A football knee injury at the academy helped put him on all those ships.
He initially wanted to be a pilot. The injury precluded that, so he went into the fleet.
World War II's beginning found the future admiral as a young officer in the Philippines, aboard a destroyer, the USS John D. Ford.
His experiences there, including the initial Japanese victories and his ship's escape to Australia, provided the background for his first novel, "South to Java," published in 1987 and co-written with his son.
The admiral said that he and Tom Clancy submitted their manuscripts to the U.S. Naval Institute at Annapolis at about the same time.
The institute, which had announced it would accept fiction for the first time, eventually published Mr. Clancy's "Hunt for Red October," the first in a series of techno-thrillers that brought him international fame and fortune.
"He won; we lost," said Admiral Mack.
The rejection slip was simply a goad. He cut 150 pages from his 700-page manuscript and took it to Jan Hurgronje, 50, who launched the Naval and Aviation Publishing Company of America Inc. in Baltimore in 1979. The company publishes technical and non-technical military literature.
"Fiction is so different from non-fiction," the admiral said. "When I wrote news stories, editorials, sports, everything you could think of [in the Navy and in civilian life], it had to be clear and concise -- no adjectives, no big words.
"Then you change over and try to write fiction," he said. "You have to have plot and characterization and conflict.
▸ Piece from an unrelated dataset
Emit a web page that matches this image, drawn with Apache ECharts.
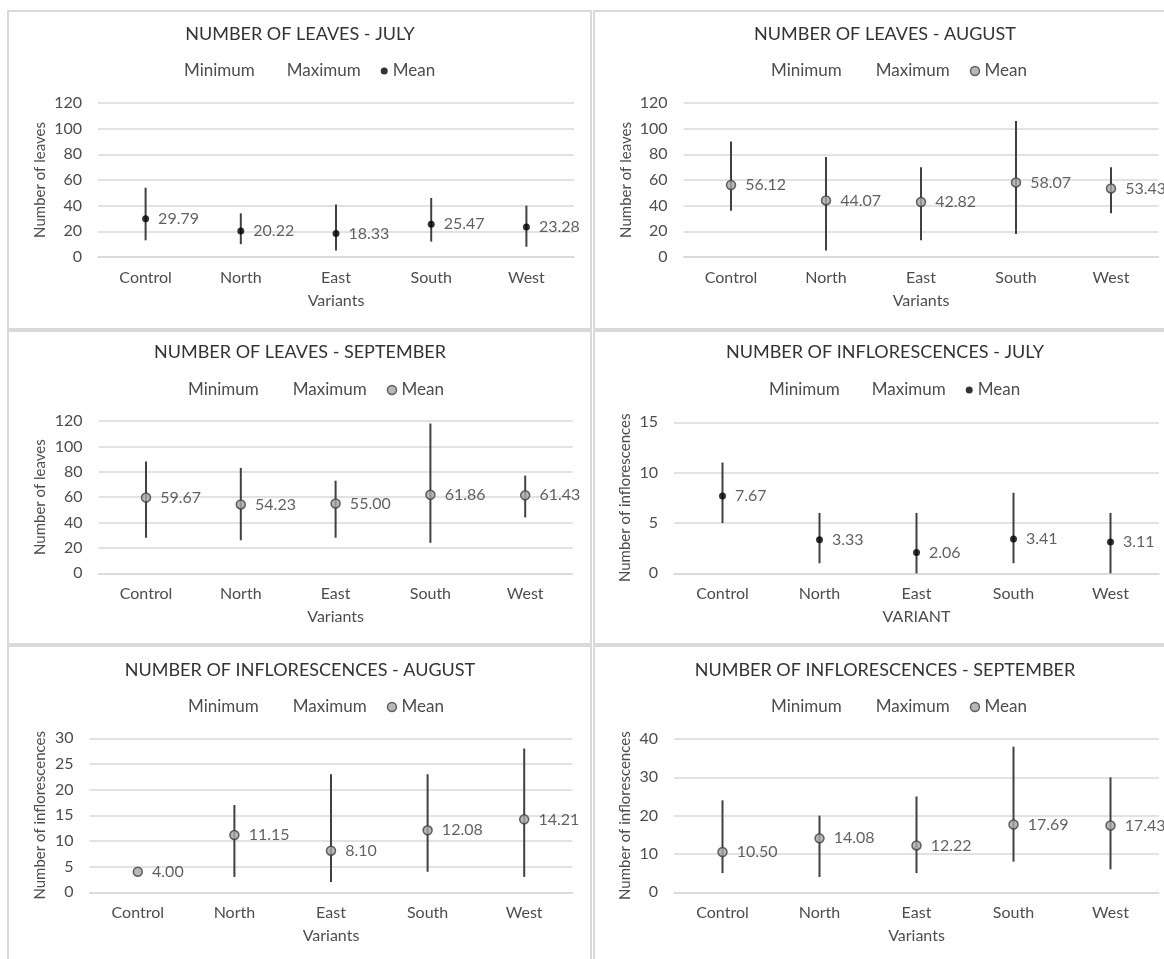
<!DOCTYPE html>
<html>
<head>
<meta charset="utf-8">
<script src="https://cdn.jsdelivr.net/npm/echarts@6/dist/echarts.min.js"></script>
<style>
html,body{margin:0;padding:0;background:#fff;}
#chart{width:1164px;height:959px;}
</style>
</head>
<body>
<div id="chart"></div>
<script>
// ---------- data ----------
const categories = ['Control', 'North', 'East', 'South', 'West'];

const leavesJulyMean = [29.79, 20.22, 18.33, 25.47, 23.28];
const leavesJulyMin  = [13, 10, 5, 12, 8];
const leavesJulyMax  = [54, 34, 41, 46, 40];

const leavesAugMean = [56.12, 44.07, 42.82, 58.07, 53.43];
const leavesAugMin  = [36, 5, 13, 18, 34];
const leavesAugMax  = [90, 78, 70, 106, 70];

const leavesSepMean = [59.67, 54.23, 55.00, 61.86, 61.43];
const leavesSepMin  = [28, 26, 28, 24, 44];
const leavesSepMax  = [88, 83, 73, 118, 77];

const inflJulyMean = [7.67, 3.33, 2.06, 3.41, 3.11];
const inflJulyMin  = [5, 1, 0, 1, 0];
const inflJulyMax  = [11, 6, 6, 8, 6];

const inflAugMean = [4.00, 11.15, 8.10, 12.08, 14.21];
const inflAugMin  = [4, 3, 2, 4, 3];
const inflAugMax  = [4, 17, 23, 23, 28];

const inflSepMean = [10.50, 14.08, 12.22, 17.69, 17.43];
const inflSepMin  = [5, 4, 5, 8, 6];
const inflSepMax  = [24, 20, 25, 38, 30];

const titles = [
  'NUMBER OF LEAVES - JULY', 'NUMBER OF LEAVES - AUGUST',
  'NUMBER OF LEAVES - SEPTEMBER', 'NUMBER OF INFLORESCENCES - JULY',
  'NUMBER OF INFLORESCENCES - AUGUST', 'NUMBER OF INFLORESCENCES - SEPTEMBER'
];
const yNames = ['Number of leaves', 'Number of leaves', 'Number of leaves',
  'Number of inflorescences', 'Number of inflorescences', 'Number of inflorescences'];
const xNames = ['Variants', 'Variants', 'Variants', 'VARIANT', 'Variants', 'Variants'];
const yMax = [120, 120, 120, 15, 30, 40];
const yStep = [20, 20, 20, 5, 5, 10];
const seriesNames = ['Minimum', 'Maximum', 'Mean'];

// ---------- layout / style ----------
const panels = [
  {mean: leavesJulyMean, min: leavesJulyMin, max: leavesJulyMax, dark: true},
  {mean: leavesAugMean, min: leavesAugMin, max: leavesAugMax, dark: false},
  {mean: leavesSepMean, min: leavesSepMin, max: leavesSepMax, dark: false},
  {mean: inflJulyMean, min: inflJulyMin, max: inflJulyMax, dark: true},
  {mean: inflAugMean, min: inflAugMin, max: inflAugMax, dark: false},
  {mean: inflSepMean, min: inflSepMin, max: inflSepMax, dark: false}
];
const grids = [
  {left: 98, top: 103, width: 476, height: 154},
  {left: 683.5, top: 103, width: 475, height: 154},
  {left: 98.6, top: 421, width: 474, height: 152.3},
  {left: 674, top: 422.3, width: 485, height: 151},
  {left: 89.5, top: 738.3, width: 483, height: 154},
  {left: 674, top: 739, width: 485, height: 153.3}
];
const titlePos = [[300, 35], [885, 35], [300, 353], [885, 353], [300, 671], [885, 671]];
const legendPos = [[172, 71], [757, 71], [174, 390], [757, 390], [174, 707], [757, 707]];
const yNameGap = [50, 50, 51, 41, 42, 41];

const FONT = 'Lato';
const TXT = '#4d4d4d';
const TITLE_FS = 18;
const FS = 16;

const option = {
  animation: false,
  backgroundColor: '#fff',
  textStyle: {fontFamily: FONT},
  graphic: [
    {type: 'rect', shape: {x: 8, y: 11, width: 583, height: 318}, style: {fill: 'none', stroke: '#d9d9d9', lineWidth: 2}},
    {type: 'rect', shape: {x: 594, y: 11, width: 600, height: 318}, style: {fill: 'none', stroke: '#d9d9d9', lineWidth: 2}},
    {type: 'rect', shape: {x: 8, y: 331, width: 583, height: 313}, style: {fill: 'none', stroke: '#d9d9d9', lineWidth: 2}},
    {type: 'rect', shape: {x: 594, y: 331, width: 600, height: 313}, style: {fill: 'none', stroke: '#d9d9d9', lineWidth: 2}},
    {type: 'rect', shape: {x: 8, y: 646, width: 583, height: 330}, style: {fill: 'none', stroke: '#d9d9d9', lineWidth: 2}},
    {type: 'rect', shape: {x: 594, y: 646, width: 600, height: 330}, style: {fill: 'none', stroke: '#d9d9d9', lineWidth: 2}}
  ],
  title: [], legend: [], grid: [], xAxis: [], yAxis: [], series: []
};

panels.forEach((p, i) => {
  option.title.push({
    text: titles[i], left: titlePos[i][0], top: titlePos[i][1] - TITLE_FS / 2 - 1,
    textAlign: 'center', padding: 0,
    textStyle: {fontFamily: FONT, fontSize: TITLE_FS, fontWeight: 'normal', color: '#333333', lineHeight: TITLE_FS}
  });
  const meanStyle = p.dark
    ? {color: '#000000', borderWidth: 0}
    : {color: '#a6a6a6', borderColor: '#404040', borderWidth: 1.5};
  option.legend.push({
    left: legendPos[i][0], top: legendPos[i][1] - 9, padding: 0,
    itemWidth: p.dark ? 7 : 9, itemHeight: p.dark ? 7 : 9, itemGap: 20,
    textStyle: {fontFamily: FONT, fontSize: 17, color: TXT, lineHeight: 18},
    selectedMode: false,
    data: [
      {name: 'Minimum', icon: 'rect', itemStyle: {color: 'rgba(0,0,0,0)', borderWidth: 0}},
      {name: 'Maximum', icon: 'rect', itemStyle: {color: 'rgba(0,0,0,0)', borderWidth: 0}},
      {name: 'Mean', icon: 'circle', itemStyle: meanStyle}
    ]
  });
  option.grid.push(Object.assign({containLabel: false}, grids[i]));
  option.xAxis.push({
    type: 'category', gridIndex: i, data: categories, boundaryGap: true,
    name: xNames[i], nameLocation: 'middle', nameGap: 36,
    nameTextStyle: {fontFamily: FONT, fontSize: FS, color: TXT},
    axisLine: {lineStyle: {color: '#d9d9d9', width: 1.5}},
    axisTick: {show: false},
    axisLabel: {fontFamily: FONT, fontSize: FS, color: TXT, margin: 13}
  });
  option.yAxis.push({
    type: 'value', gridIndex: i, min: 0, max: yMax[i], interval: yStep[i],
    name: yNames[i], nameLocation: 'middle', nameGap: yNameGap[i],
    nameTextStyle: {fontFamily: FONT, fontSize: 15, color: TXT},
    axisLine: {show: false}, axisTick: {show: false},
    axisLabel: {fontFamily: FONT, fontSize: FS, color: TXT, margin: 16},
    splitLine: {lineStyle: {color: '#d9d9d9', width: 1.5}}
  });
  // hidden min / max series (as in the source, only their high-low line is visible)
  option.series.push({
    name: seriesNames[0], type: 'line', xAxisIndex: i, yAxisIndex: i, data: p.min,
    symbol: 'none', lineStyle: {opacity: 0}, silent: true
  });
  option.series.push({
    name: seriesNames[1], type: 'line', xAxisIndex: i, yAxisIndex: i, data: p.max,
    symbol: 'none', lineStyle: {opacity: 0}, silent: true
  });
  // high-low lines
  option.series.push({
    name: 'hilo' + i, type: 'custom', xAxisIndex: i, yAxisIndex: i,
    data: categories.map((c, k) => [k, p.min[k], p.max[k]]),
    encode: {x: 0, y: [1, 2]},
    renderItem: function (params, api) {
      const lo = api.coord([api.value(0), api.value(1)]);
      const hi = api.coord([api.value(0), api.value(2)]);
      return {
        type: 'line',
        shape: {x1: lo[0], y1: lo[1], x2: hi[0], y2: hi[1]},
        style: {stroke: '#404040', lineWidth: 2}
      };
    },
    z: 2
  });
  option.series.push({
    name: seriesNames[2], type: 'scatter', xAxisIndex: i, yAxisIndex: i, data: p.mean,
    symbol: 'circle', symbolSize: p.dark ? 7 : 9,
    itemStyle: meanStyle,
    label: {
      show: true, position: 'right', distance: 9,
      formatter: (d) => d.value.toFixed(2),
      fontFamily: FONT, fontSize: FS, color: '#3a3a3a'
    },
    z: 5
  });
});

const chart = echarts.init(document.getElementById('chart'), null, {renderer: 'canvas'});
chart.setOption(option);
</script>
</body>
</html>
I've read all the books on how to create plots and characters. You use adjectives and you can have long sentences. And if there's something wrong, you can gloss over it and say it's only fiction."
Mr. Hurgronje, a former editor at the Naval Institute, remembers the original draft of "South to Java" as a "nice book but not publishable as submitted; no manuscript ever is."
"We worked with him to get it rewritten, and we published it," Mr. Hurgronje said. "The book related experiences that were not well known. The Battle of the Java Sea was a cruiser-destroyer battle.
"It was a defeat, and Mack had been in it. It was a rare subject and he had done a reliable, creditable job."
It became a Book of the Month Club selection and sold about 10,000 hardback and 40,000 paperback copies. Not bad for a first novel, the admiral said.
"If we had connected with a New York publisher, we might well be up with Clancy, but we're not in it for the money," said Admiral Mack. "We write to give people pleasure. And the books are written so a 13-year-old girl can read them, and a sailor can find them realistic."
A woman once told the admiral she enjoyed his work and would let her young daughter read his books. Admiral Mack said too much of today's popular fiction contains gratuitous profanity and sex, which he said he doesn't need to tell his stories.
"There are a few hells and damns. Sailors curse much worse than that and they know what they say, so I don't have to put it in the books," he said. "If the story is interesting of itself, it doesn't need cursing and violence to make it entertaining."
Three books in the planned 10-novel series have been published. The latest, "Checkfire," appeared last month.
It follows the amphibious campaign that began in the frosty Aleutians and island-hopped across the Pacific toward Japan.
"New Guinea," the fourth, is scheduled for release next autumn.
"I figure to do about one book a year," the admiral said. "I research the time frame I want to cover. I make an outline to push the ship and the characters through that period, creating the plot and the friction of each scene. Then I start writing. I usually do three drafts, tightening up the story as I do each one."
He works on two personal computers in his book-lined study overlooking Aberdeen Creek. One of the computers is programmed for a naval warfare game he is evaluating.
"I do two months' research, two months' writing the outline and the rest of the time writing," he said.